A classic Spanish city with stunning architecture that has a Moorish twist and a very colourful history
The City of Córdoba is the capital of the province of Córdoba and has a colourful history. It also has the highest temperatures in Spain and Europe, with average high temperatures around 37 °C (99 °F) in July and August. When we were there it was indeed hot, not quite to those levels, but still toasty.
The first recorded settlement on the location of Córdoba was established by the Carthaginians, who were overrun by the Romans in 206 BC, who then controlled it for another 500 years, making it a regional capital. It quickly passed hands to the Byzantine Empire followed by the Visigoths, before being captured by the Moors in 711.
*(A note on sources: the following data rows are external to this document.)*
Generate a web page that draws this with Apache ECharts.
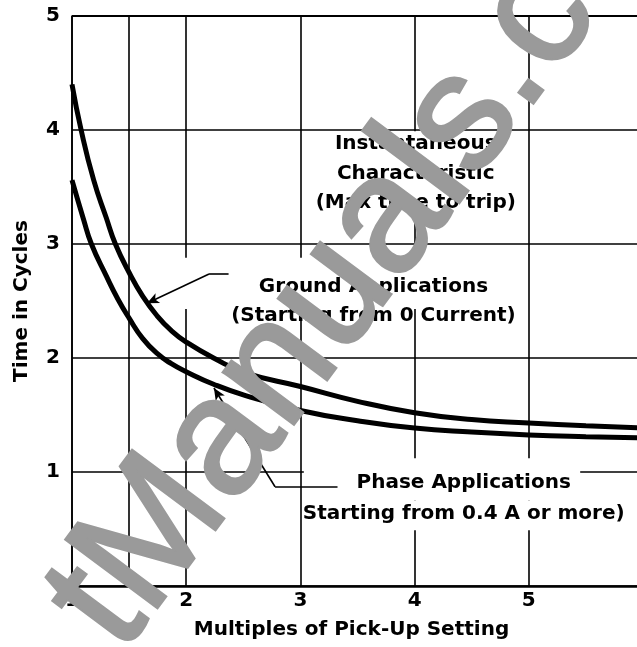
<!DOCTYPE html>
<html>
<head>
<meta charset="utf-8">
<script src="https://cdn.jsdelivr.net/npm/echarts@6/dist/echarts.min.js"></script>
<style>
html,body{margin:0;padding:0;background:#ffffff;}
#chart{width:637px;height:647px;}
</style>
</head>
<body>
<div id="chart"></div>
<script>
// ---- data ----
const groundMultiples = [1.0, 1.08, 1.19, 1.3, 1.38, 1.5, 1.62, 1.745, 1.87, 2.0, 2.24, 2.52, 3.0, 3.5, 4.0, 4.5, 5.0, 5.5, 6.0];
const groundCycles    = [4.40, 4.00, 3.56, 3.23, 3.00, 2.75, 2.54, 2.37, 2.24, 2.14, 2.00, 1.87, 1.75, 1.62, 1.52, 1.46, 1.43, 1.405, 1.385];
const phaseMultiples  = [1.0, 1.1, 1.17, 1.3, 1.4, 1.5, 1.62, 1.745, 1.87, 2.0, 2.24, 2.52, 3.0, 3.5, 4.0, 4.5, 5.0, 5.5, 6.0];
const phaseCycles     = [3.56, 3.22, 3.00, 2.72, 2.52, 2.35, 2.17, 2.04, 1.95, 1.88, 1.77, 1.67, 1.54, 1.45, 1.385, 1.35, 1.325, 1.31, 1.30];
const xTickLabels = ['1', '2', '3', '4', '5', '6'];
const yTickLabels = ['1', '2', '3', '4', '5'];
const extraVerticalGrid = [1.5];
const xAxisTitle = 'Multiples of Pick-Up Setting';
const yAxisTitle = 'Time in Cycles';
const instantLabel = ['Instantaneous', 'Characteristic', '(Max time to trip)'];
const groundLabel = ['Ground Applications', '(Starting from 0 Current)'];
const phaseLabel = ['Phase Applications', 'Starting from 0.4 A or more)'];
const watermarkText = 'tManuals.c';

const zip = (xs, ys) => xs.map((x, i) => [x, ys[i]]);
const FONT = '"DejaVu Sans", sans-serif';
const chart = echarts.init(document.getElementById('chart'), null, {renderer: 'canvas'});

const baseOption = {
  backgroundColor: '#ffffff',
  animation: false,
  grid: {left: 72, top: 16, right: -6, bottom: 61, containLabel: false, outerBoundsMode: 'none'},
  xAxis: {
    type: 'value', min: 1, max: 6, interval: 1,
    name: xAxisTitle, nameLocation: 'middle', nameGap: 34,
    nameTextStyle: {fontFamily: FONT, fontWeight: 'bold', fontSize: 20, color: '#000', padding: [0, 12, 0, 0]},
    axisLine: {show: true, onZero: false, lineStyle: {color: '#000', width: 2.6}},
    axisTick: {show: false},
    axisLabel: {margin: 5, showMaxLabel: true, showMinLabel: true, hideOverlap: false,
      fontFamily: FONT, fontWeight: 'bold', fontSize: 20, color: '#000',
      formatter: v => xTickLabels[Math.round(v) - 1] || ''},
    splitLine: {show: true, lineStyle: {color: '#000', width: 1.6}}
  },
  yAxis: {
    type: 'value', min: 0, max: 5, interval: 1,
    name: yAxisTitle, nameLocation: 'middle', nameGap: 40,
    nameTextStyle: {fontFamily: FONT, fontWeight: 'bold', fontSize: 20, color: '#000'},
    axisLine: {show: true, lineStyle: {color: '#000', width: 1.6}},
    axisTick: {show: false},
    axisLabel: {margin: 12, fontFamily: FONT, fontWeight: 'bold', fontSize: 20, color: '#000',
      formatter: v => (v === 0 ? '' : (yTickLabels[Math.round(v) - 1] || ''))},
    splitLine: {show: true, lineStyle: {color: '#000', width: 1.6}}
  },
  series: [
    {
      name: 'Ground Applications', type: 'line', data: zip(groundMultiples, groundCycles),
      smooth: 0.5, showSymbol: false, z: 3,
      lineStyle: {color: '#000', width: 5},
      markLine: {
        silent: true, animation: false, symbol: ['none', 'none'],
        label: {show: false},
        lineStyle: {color: '#000', width: 1.6, type: 'solid'},
        data: [
          [{coord: [2.371, 2.737]}, {coord: [2.20, 2.737]}],
          [{coord: [2.20, 2.737], symbol: 'none'}, {coord: [1.657, 2.48], symbol: 'arrow', symbolSize: [8, 12]}],
          [{coord: [extraVerticalGrid[0], 0]}, {coord: [extraVerticalGrid[0], 5]}],
          [{coord: [1, 5]}, {coord: [6, 5], lineStyle: {width: 2.2}}]
        ]
      }
    },
    {
      name: 'Phase Applications', type: 'line', data: zip(phaseMultiples, phaseCycles),
      smooth: 0.5, showSymbol: false, z: 3,
      lineStyle: {color: '#000', width: 5},
      markLine: {
        silent: true, animation: false, symbol: ['none', 'none'],
        label: {show: false},
        lineStyle: {color: '#000', width: 1.6, type: 'solid'},
        data: [
          [{coord: [3.325, 0.871]}, {coord: [2.778, 0.871]}],
          [{coord: [2.778, 0.871], symbol: 'none'}, {coord: [2.243, 1.737], symbol: 'arrow', symbolSize: [8, 12]}]
        ]
      }
    }
  ]
};
chart.setOption(baseOption);

// ---- annotations placed in data coordinates ----
const px = (x, y) => chart.convertToPixel({gridIndex: 0}, [x, y]);
function maskRect(x0, y0, x1, y1) {
  const a = px(x0, y0), b = px(x1, y1);
  return {type: 'rect', z: 1, silent: true,
    shape: {x: Math.min(a[0], b[0]), y: Math.min(a[1], b[1]), width: Math.abs(b[0] - a[0]), height: Math.abs(b[1] - a[1])},
    style: {fill: '#ffffff'}};
}
function label(lines, x, y, lh) {
  const p = px(x, y);
  return {type: 'text', z: 5, silent: true, x: p[0], y: p[1],
    style: {text: lines.join('\n'), font: 'bold 20px ' + FONT, fill: '#000',
      align: 'center', verticalAlign: 'middle', lineHeight: lh}};
}
const graphics = [
  maskRect(3.05, 3.99, 4.96, 3.26),
  maskRect(1.93, 2.88, 4.92, 2.43),
  maskRect(3.03, 1.12, 5.45, 0.75),
  maskRect(3.03, 0.75, 6.0, 0.49),
  label(instantLabel, 4.01, 3.62, 29.5),
  label(groundLabel, 3.64, 2.5, 29),
  label([phaseLabel[0]], 4.43, 0.905, 24),
  label([phaseLabel[1]], 4.43, 0.633, 24)
];

// watermark (grey, multiplied over the figure)
const ang = 53.3 * Math.PI / 180;
graphics.push({
  type: 'text', z: 50, silent: true, x: 85, y: 628, rotation: ang,
  style: {text: watermarkText, font: 'normal 166px "Liberation Sans", Arial, sans-serif',
    fill: '#9a9a9a', stroke: '#9a9a9a', lineWidth: 3, align: 'left', verticalAlign: 'middle', blend: 'multiply'}
});
chart.setOption({graphic: graphics});
</script>
</body>
</html>
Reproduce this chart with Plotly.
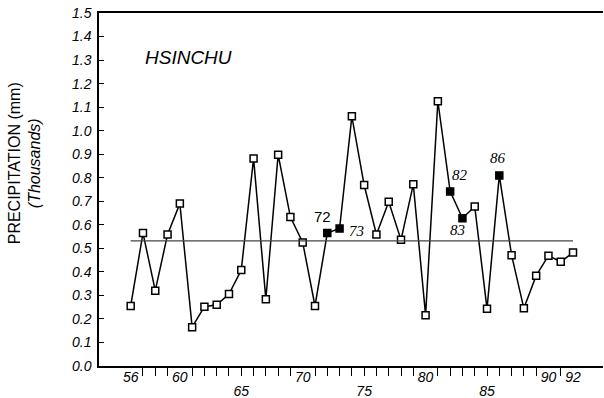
import plotly.graph_objects as go

years = list(range(56, 93))
precip = [0.255, 0.565, 0.32, 0.559, 0.69, 0.165, 0.252, 0.26, 0.306, 0.408,
          0.882, 0.284, 0.898, 0.633, 0.525, 0.255, 0.565, 0.584, 1.061, 0.769,
          0.559, 0.698, 0.536, 0.772, 0.216, 1.125, 0.742, 0.628, 0.678, 0.243,
          0.81, 0.471, 0.245, 0.384, 0.469, 0.443, 0.482]
filled_years = [72, 73, 82, 83, 86]
mean_value = 0.532

row1_ticks = [56, 60, 70, 80, 90, 92]
row2_ticks = [65, 75, 85]
y_ticks = [round(i * 0.1, 1) for i in range(16)]

label_points = {
    "72": (71.6, 0.634, "Liberation Sans", "normal"),
    "73": (74.4, 0.574, "Liberation Serif", "italic"),
    "82": (82.8, 0.81, "Liberation Serif", "italic"),
    "83": (82.6, 0.58, "Liberation Serif", "italic"),
    "86": (85.9, 0.885, "Liberation Serif", "italic"),
}

fig = go.Figure()

fig.add_trace(go.Scatter(
    x=[years[0], years[-1]], y=[mean_value, mean_value], mode="lines",
    line=dict(color="#444444", width=1.2), xaxis="x2", showlegend=False,
    hoverinfo="skip"))

fig.add_trace(go.Scatter(
    x=years, y=precip, mode="lines+markers",
    line=dict(color="black", width=1.5),
    marker=dict(symbol="square", size=7,
                color=["black" if y in filled_years else "white" for y in years],
                line=dict(color="black", width=1.5)),
    showlegend=False))

for txt, (ax, ay, fam, sty) in label_points.items():
    fig.add_annotation(x=ax, y=ay, text=txt, showarrow=False,
                       font=dict(family=fam, size=15, color="black", style=sty))

fig.add_annotation(x=0.087, y=0.874, xref="paper", yref="paper", xanchor="left",
                   yanchor="middle", text="HSINCHU", showarrow=False,
                   font=dict(family="Liberation Sans", size=19, color="black",
                             style="italic"))

fig.add_annotation(x=-0.147, y=0.574, xref="paper", yref="paper",
                   xanchor="center", yanchor="middle",
                   text="PRECIPITATION (mm)<br><i>(Thousands)</i>", textangle=-90,
                   showarrow=False, align="center",
                   font=dict(family="Liberation Sans", size=16, color="black"))

xr = [53.42, 94.44]
other_ticks = [y for y in years if y not in row1_ticks]

fig.update_layout(
    template="none",
    width=604, height=398,
    margin=dict(l=99, r=1, t=13, b=32, autoexpand=False),
    paper_bgcolor="white", plot_bgcolor="white",
    xaxis=dict(range=xr, tickmode="array", tickvals=row1_ticks,
               ticktext=[str(v) for v in row1_ticks], ticks="",
               ticklabelstandoff=-3, automargin=False,
               showline=True, linecolor="black", linewidth=1.5, mirror=True,
               showgrid=False, zeroline=False,
               tickfont=dict(family="Liberation Sans", size=14, color="black",
                             style="italic")),
    xaxis2=dict(range=xr, overlaying="x", side="bottom", anchor="y",
                tickmode="array", tickvals=other_ticks,
                ticktext=[str(v) if v in row2_ticks else "" for v in other_ticks],
                ticks="outside", ticklen=9, tickcolor="black", tickwidth=1.3,
                ticklabelstandoff=3, automargin=False,
                showline=False, showgrid=False, zeroline=False,
                tickfont=dict(family="Liberation Sans", size=14, color="black",
                              style="italic")),
    yaxis=dict(range=[0, 1.5], tickmode="array", tickvals=y_ticks,
               ticktext=[f"{v:.1f}" for v in y_ticks], ticks="inside", ticklen=5,
               tickcolor="black", showline=True, linecolor="black", linewidth=1.5,
               showgrid=False, zeroline=False, automargin=False,
               ticklabelstandoff=3,
               tickfont=dict(family="Liberation Sans", size=14, color="black",
                             style="italic")),
)

fig.write_html("out.html", config={"displayModeBar": False},
               post_script="document.body.style.margin='0';document.body.style.padding='0';")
It stayed under the control of the Moors until 1236 when it was captured by the armies of King Ferdinand III of Castile. After that time the city went into a decline, its population falling to 20,000 and it was not until the 20th Century when it started to rebound. Today the city has a population of 320,000. In December 1984 it was declared a UNESCO World Heritage Site.
Córdoba has the second-largest old town in Europe, but it is very compact nonetheless. Although we were only there for a day and a half, everything was easily accessible by foot. We discovered the night before during our ramble through the old town that the Mezquita, or the Mosque-Cathedral was open to the public for free in the early morning before the daily service. Karen and I (Emily preferred to remain sleeping) set-out to explore. The Mezquita is unique, originally a small Christian temple stood on the grounds, but it was later consumed by an extensive mosque when Córdoba was under the rule of the Moors. When the city returned to Christian rule in 1236 the building was converted into a Catholic church, culminating in the insertion of a Renaissance cathedral nave in the 16th century. Today, the building retains many of the features of a mosque with classic Arab design, such as arched roof supports and doorways, interspersed with elements of Renaissance architecture. An interesting and somewhat conflicting duality! We need to be thankful that the original mosque was not ripped down and replaced. We much prefer the Arabic designs to the European style! Having completed the tour, it was time for a quick bit of breakfast.
Another distinctive landmark is the Roman bridge of Córdoba which crosses the Guadalquivir river. Originally built in the early 1st century BC it has been reconstructed at various times since. Most of the present structure dates from the Moorish reconstruction in the 8th century. Although its primary use is crossing the river it does provide a fantastic backdrop for photos.
This was a great way to end our tour of Spain.